* **Task to complete**
Transcribe every line from the top down to the line with "82.8, 81.1, 80.4];", both ends included, but not the pictures.

* **Dataset excerpt**
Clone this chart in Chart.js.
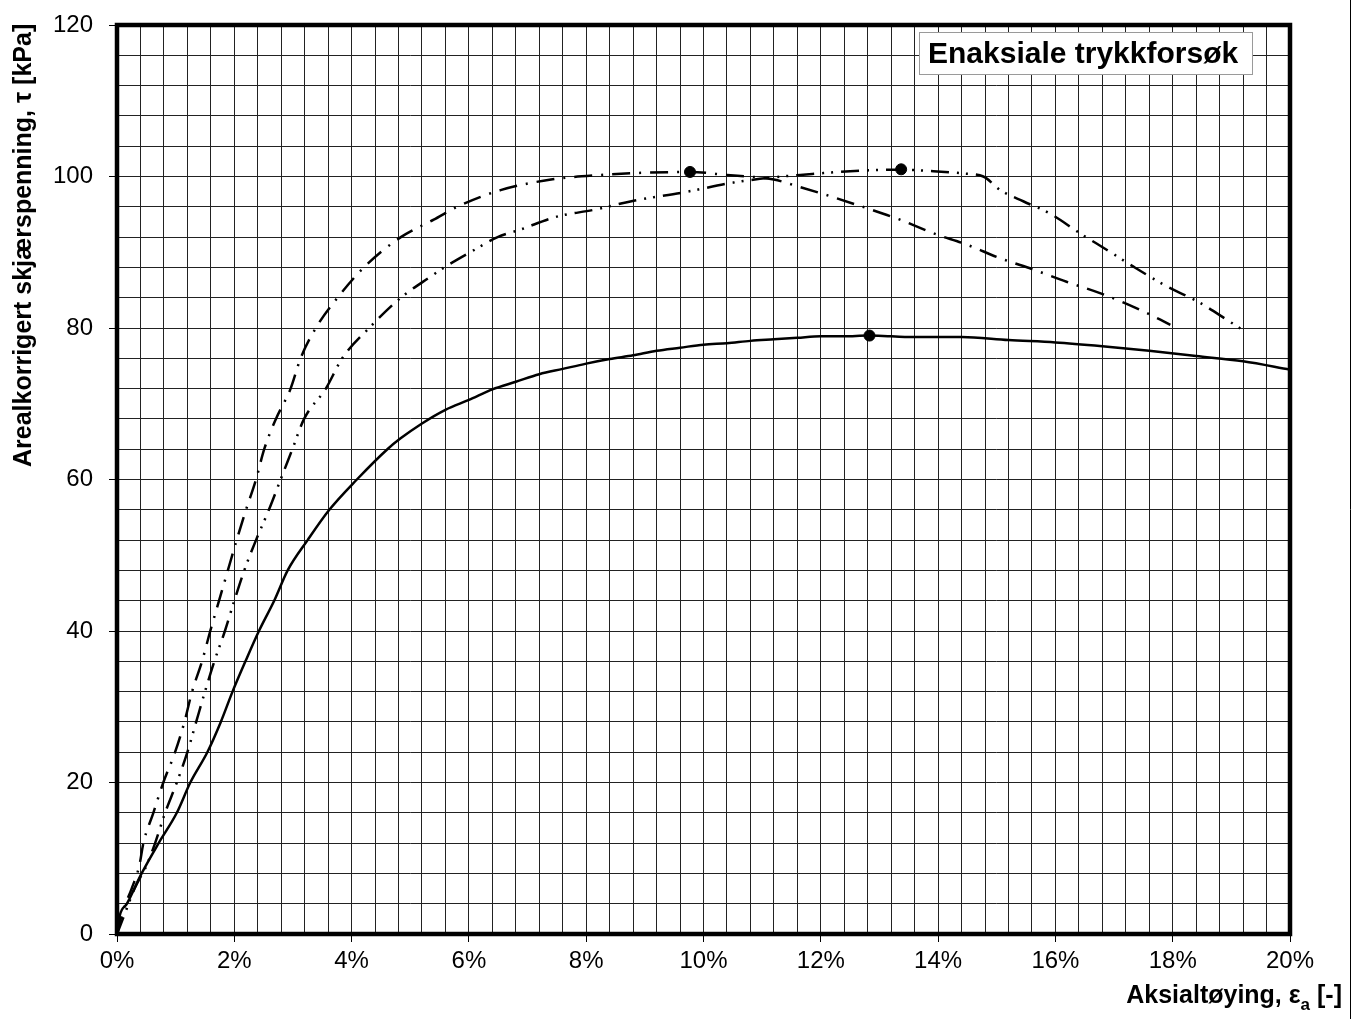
<!DOCTYPE html>
<html>
<head>
<meta charset="utf-8">
<script src="https://cdn.jsdelivr.net/npm/chart.js@4.4.1/dist/chart.umd.min.js"></script>
<style>
  body { margin: 0; background: #fff; }
  canvas { display: block; }
</style>
</head>
<body>
<canvas id="myChart" width="1357" height="1019"></canvas>
<script>
// strain in %, shear stress in kPa
var solidX = [0, 0.05, 0.17, 0.42, 0.71, 1.02, 1.25, 1.54, 1.77, 1.97, 2.19, 2.42, 2.68, 2.91, 3.25, 3.62, 4.09, 4.61, 4.83, 5.2, 5.6, 6.0, 6.4, 6.8, 7.2, 7.6, 8.0, 8.4, 8.8, 9.2, 9.6, 10.0, 10.4, 10.8, 11.2, 11.6, 12.0, 12.4, 12.8, 13.2, 13.64, 14.4, 15.2, 16.0, 16.8, 17.6, 18.4, 19.2, 20.0];
var solidY = [0, 2.5, 4, 8, 12, 16, 20, 24, 28, 32, 36, 40, 44, 48, 52, 56, 60, 64, 65.4, 67.4, 69.2, 70.5, 71.9, 72.9, 73.9, 74.6, 75.3, 75.9, 76.4, 77.0, 77.4, 77.8, 78.0, 78.3, 78.5, 78.7, 78.9, 78.9, 79.0, 78.9, 78.8, 78.8, 78.4, 78.1, 77.6, 77.0, 76.3, 75.6, 74.5];

var dashDotX = [0, 0.1, 0.25, 0.38, 0.45, 0.62, 0.79, 0.99, 1.15, 1.28, 1.45, 1.59, 1.74, 1.89, 2.04, 2.2, 2.37, 2.51, 2.71, 2.96, 3.13, 3.39, 3.76, 4.21, 4.84, 5.4, 5.8, 6.54, 7.4, 8.24, 9.0, 9.77, 10.4, 10.9, 11.2, 11.65, 12.2, 12.79, 13.35, 13.92, 14.49, 15.06, 15.63, 16.19, 16.76, 17.33, 17.79, 17.96];
var dashDotY = [0, 3, 6, 9, 12, 16, 20, 24, 28, 32, 36, 40, 44, 48, 52, 56, 60, 64, 68, 72, 76, 80, 84, 88, 92, 94.3, 96, 98.2, 99.6, 100.2, 100.5, 100.6, 100.2, 99.9, 99.6, 98.6, 97.3, 95.8, 94.3, 92.5, 91, 89.2, 87.7, 86.1, 84.6, 82.8, 81.1, 80.4];

var dashDotDotX = [0, 0.1, 0.3, 0.5, 0.65, 0.82, 1.02, 1.2, 1.35, 1.5, 1.66, 1.84, 2.0, 2.17, 2.37, 2.59, 2.79, 2.99, 3.19, 3.56, 3.84, 4.3, 4.84, 5.35, 5.58, 6.09, 6.49, 6.88, 7.5, 8.13, 8.81, 9.66, 10.51, 11.2, 11.65, 12.5, 13.35, 13.92, 14.43, 14.77, 15.06, 15.46, 15.91, 16.42, 16.88, 17.33, 17.9, 18.47, 18.92, 19.26];
var dashDotDotY = [0, 2, 6, 9, 12, 16, 20, 24, 28, 32, 36, 40, 44, 48, 52, 56, 60, 64, 68, 72, 76, 80, 84, 86.8, 88, 90.3, 92, 93, 94.7, 95.6, 96.8, 97.9, 99.2, 99.9, 100.2, 100.7, 100.9, 100.7, 100.4, 100, 98.2, 96.7, 95.1, 92.5, 90.3, 88.1, 85.5, 83.3, 81.1, 79.4];

// peak points (filled dots)
var peakX = [9.77, 13.37, 12.83];
var peakY = [100.6, 100.95, 79.0];

var xTickLabels = [0, 2, 4, 6, 8, 10, 12, 14, 16, 18, 20];
var yTickLabels = [0, 20, 40, 60, 80, 100, 120];

function toPoints(xs, ys) {
    var pts = [];
    for (var i = 0; i < xs.length; i++) pts.push({x: xs[i], y: ys[i]});
    return pts;
}
function near(v, list) {
    for (var i = 0; i < list.length; i++) if (Math.abs(v - list[i]) < 1e-6) return true;
    return false;
}
//no label overhang padding, the plot area is placed by layout padding alone
function noPad(s) {
    s.paddingTop = 0; s.paddingBottom = 0; s.paddingLeft = 0; s.paddingRight = 0;
}

var font = '"Liberation Sans", Arial, sans-serif';

//draws frame, text box and axis titles on top of the chart
var decorations = {
    id: 'decorations',
    beforeDraw: function(chart) {
        var c = chart.ctx;
        c.save();
        c.fillStyle = '#fff';
        c.fillRect(0, 0, chart.width, chart.height);
        c.restore();
    },
    afterDraw: function(chart) {
        var c = chart.ctx, a = chart.chartArea;
        c.save();
        // thick plot frame
        c.strokeStyle = '#000';
        c.lineWidth = 4.5;
        c.strokeRect(a.left, a.top, a.right - a.left, a.bottom - a.top);
        // outer thin line on the right
        c.lineWidth = 1;
        c.beginPath();
        c.moveTo(1350.5, 0);
        c.lineTo(1350.5, chart.height);
        c.stroke();
        // title box
        c.fillStyle = '#fff';
        c.fillRect(919, 32, 333, 42);
        c.strokeStyle = '#9a9a9a';
        c.strokeRect(919.5, 32.5, 333, 42);
        c.fillStyle = '#000';
        c.font = 'bold 30px ' + font;
        c.textAlign = 'left';
        c.textBaseline = 'alphabetic';
        c.fillText('Enaksiale trykkforsøk', 928, 63);
        // y title
        c.save();
        c.translate(31, 467);
        c.rotate(-Math.PI / 2);
        c.font = 'bold 25px ' + font;
        c.fillText('Arealkorrigert skjærspenning, τ [kPa]', 0, 0);
        c.restore();
        // x title with subscript
        var p1 = 'Aksialtøying, ε', p2 = ' [-]';
        c.font = 'bold 17px ' + font;
        var wSub = c.measureText('a').width;
        c.font = 'bold 25px ' + font;
        var w1 = c.measureText(p1).width, w2 = c.measureText(p2).width;
        var xEnd = 1342;
        var x0 = xEnd - w2 - wSub - w1;
        c.fillText(p1, x0, 1003);
        c.font = 'bold 17px ' + font;
        c.fillText('a', x0 + w1, 1010);
        c.font = 'bold 25px ' + font;
        c.fillText(p2, x0 + w1 + wSub, 1003);
        c.restore();
    }
};

var ctx = document.getElementById('myChart').getContext('2d');
var lineBase = {
    showLine: true,
    borderColor: '#000',
    borderWidth: 2.5,
    pointRadius: 0,
    cubicInterpolationMode: 'monotone'
};
var data = {
    datasets: [{
        label: 'Peaks',
        data: toPoints(peakX, peakY),
        showLine: false,
        pointRadius: 5.5,
        pointBackgroundColor: '#000',
        pointBorderColor: '#000'
    },
    Object.assign({label: 'Solid', data: toPoints(solidX, solidY)}, lineBase),
    Object.assign({label: 'Dash-dot', data: toPoints(dashDotX, dashDotY), borderDash: [18, 9, 2, 9]}, lineBase),
    Object.assign({label: 'Dash-dot-dot', data: toPoints(dashDotDotX, dashDotDotY), borderDash: [18, 8, 2, 7, 2, 8]}, lineBase)
    ]
};

var options = {
    responsive: false,
    animation: false,
    devicePixelRatio: 1,
    layout: {padding: {left: 0, top: 25, right: 67, bottom: 0}},
    plugins: {legend: {display: false}, tooltip: {enabled: false}},
    scales: {
        x: {
            type: 'linear',
            min: 0,
            max: 20,
            afterFit: function(s) { s.height = 85; noPad(s); },
            border: {display: false},
            grid: {
                color: '#222',
                lineWidth: 1,
                tickLength: 8,
                tickColor: function(c) { return c.tick && near(c.tick.value, xTickLabels) ? '#000' : 'rgba(0,0,0,0)'; }
            },
            ticks: {
                stepSize: 0.4,
                autoSkip: false,
                maxRotation: 0,
                padding: 5,
                color: '#000',
                font: {family: font, size: 24},
                callback: function(v) { return near(v, xTickLabels) ? Math.round(v) + '%' : ''; }
            }
        },
        y: {
            min: 0,
            max: 120,
            afterFit: function(s) { s.width = 117; noPad(s); },
            border: {display: false},
            grid: {
                color: '#222',
                lineWidth: 1,
                tickLength: 8,
                tickColor: function(c) { return c.tick && near(c.tick.value, yTickLabels) ? '#000' : 'rgba(0,0,0,0)'; }
            },
            ticks: {
                stepSize: 4,
                autoSkip: false,
                padding: 16,
                color: '#000',
                font: {family: font, size: 24},
                callback: function(v) { return near(v, yTickLabels) ? String(v) : ''; }
            }
        }
    }
};

var chart = new Chart(ctx, {type: 'scatter', data: data, options: options, plugins: [decorations]});
</script>
</body>
</html>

* **Completed exercise**
Clone this chart in Chart.js.
<!DOCTYPE html>
<html>
<head>
<meta charset="utf-8">
<script src="https://cdn.jsdelivr.net/npm/chart.js@4.4.1/dist/chart.umd.min.js"></script>
<style>
  body { margin: 0; background: #fff; }
  canvas { display: block; }
</style>
</head>
<body>
<canvas id="myChart" width="1357" height="1019"></canvas>
<script>
// strain in %, shear stress in kPa
var solidX = [0, 0.05, 0.17, 0.42, 0.71, 1.02, 1.25, 1.54, 1.77, 1.97, 2.19, 2.42, 2.68, 2.91, 3.25, 3.62, 4.09, 4.61, 4.83, 5.2, 5.6, 6.0, 6.4, 6.8, 7.2, 7.6, 8.0, 8.4, 8.8, 9.2, 9.6, 10.0, 10.4, 10.8, 11.2, 11.6, 12.0, 12.4, 12.8, 13.2, 13.64, 14.4, 15.2, 16.0, 16.8, 17.6, 18.4, 19.2, 20.0];
var solidY = [0, 2.5, 4, 8, 12, 16, 20, 24, 28, 32, 36, 40, 44, 48, 52, 56, 60, 64, 65.4, 67.4, 69.2, 70.5, 71.9, 72.9, 73.9, 74.6, 75.3, 75.9, 76.4, 77.0, 77.4, 77.8, 78.0, 78.3, 78.5, 78.7, 78.9, 78.9, 79.0, 78.9, 78.8, 78.8, 78.4, 78.1, 77.6, 77.0, 76.3, 75.6, 74.5];

var dashDotX = [0, 0.1, 0.25, 0.38, 0.45, 0.62, 0.79, 0.99, 1.15, 1.28, 1.45, 1.59, 1.74, 1.89, 2.04, 2.2, 2.37, 2.51, 2.71, 2.96, 3.13, 3.39, 3.76, 4.21, 4.84, 5.4, 5.8, 6.54, 7.4, 8.24, 9.0, 9.77, 10.4, 10.9, 11.2, 11.65, 12.2, 12.79, 13.35, 13.92, 14.49, 15.06, 15.63, 16.19, 16.76, 17.33, 17.79, 17.96];
var dashDotY = [0, 3, 6, 9, 12, 16, 20, 24, 28, 32, 36, 40, 44, 48, 52, 56, 60, 64, 68, 72, 76, 80, 84, 88, 92, 94.3, 96, 98.2, 99.6, 100.2, 100.5, 100.6, 100.2, 99.9, 99.6, 98.6, 97.3, 95.8, 94.3, 92.5, 91, 89.2, 87.7, 86.1, 84.6, 82.8, 81.1, 80.4];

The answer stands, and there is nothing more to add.